Follow the Funding Trail

​These two cartoons demonstrate how current scientific research is pushed into investigating a certain topic. I remember when I was younger thinking that scientists had a question or something they wanted to fix and just worked on that topic I was very incorrect on this front; what research one does is largely determined by what funding one is able to receive, and unfortunately it seems that this kind of problem is dissuading people from pursuing a career in science.
People often want to go into science because they have an innate curiosity about how things work or because they see a problem they want to fix. Unfortunately with how money is allocated through grants, you are very limited to what kind of science you can do.  A scientist cannot just decide to thoroughly investigate something like the circulatory system of a specific group of insects just because he desires to learn more about it. Instead, one must choose to investigate what is “hot” or currently in demand, and the circulatory system of a random group of insects, however interesting it may be to one person, is certainly not going to garner enough interest among other scientists to be deemed worthy of study.
Even if something is deemed important and interesting in the scientific community, it may not be for the reviewers of grants. Scientists could see a certain topic as a pressing issue, but if grant givers do not see it as a problem, they are not going to be able to investigate it. This can be seen in nationally funded research. Although scientists have known for quite some time that antibiotic resistance was going to be a growing problem, politicians either just brushed off their concerns or deemed it not as important to focus their time and energy on as all of the buildings that they are busy renaming after war heroes or the development of a new military weapon. It took until recently for the government to recognize antibiotic resistant bacteria as the serious problem that they are and to develop a plan to combat it.

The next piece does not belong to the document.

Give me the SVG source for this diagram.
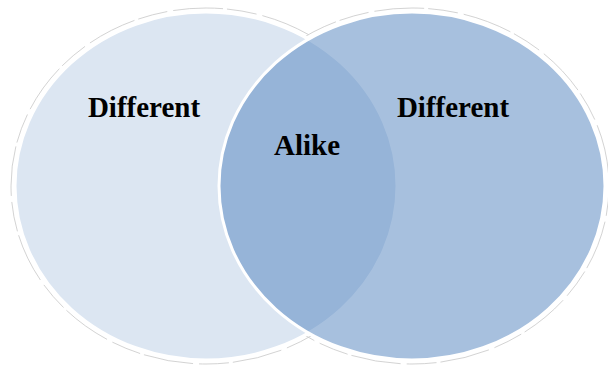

Though groups who give out grants often claim to be for the science, they are really wishing to gain some kind of profit. This leads them to only funding research projects that will be profitable, and on a large scale this severely limits what research projects one is able to take on. I think it is important to look at where money in science is coming from and see if there is a better system for allocating funds to research projects. If a specific company has funded research and it has specific findings that it wants to come out of the study, though very unethical, it is possible that some scientists would design experiments in such a way that their hypothesis is more likely to be proven true than what is really occurring.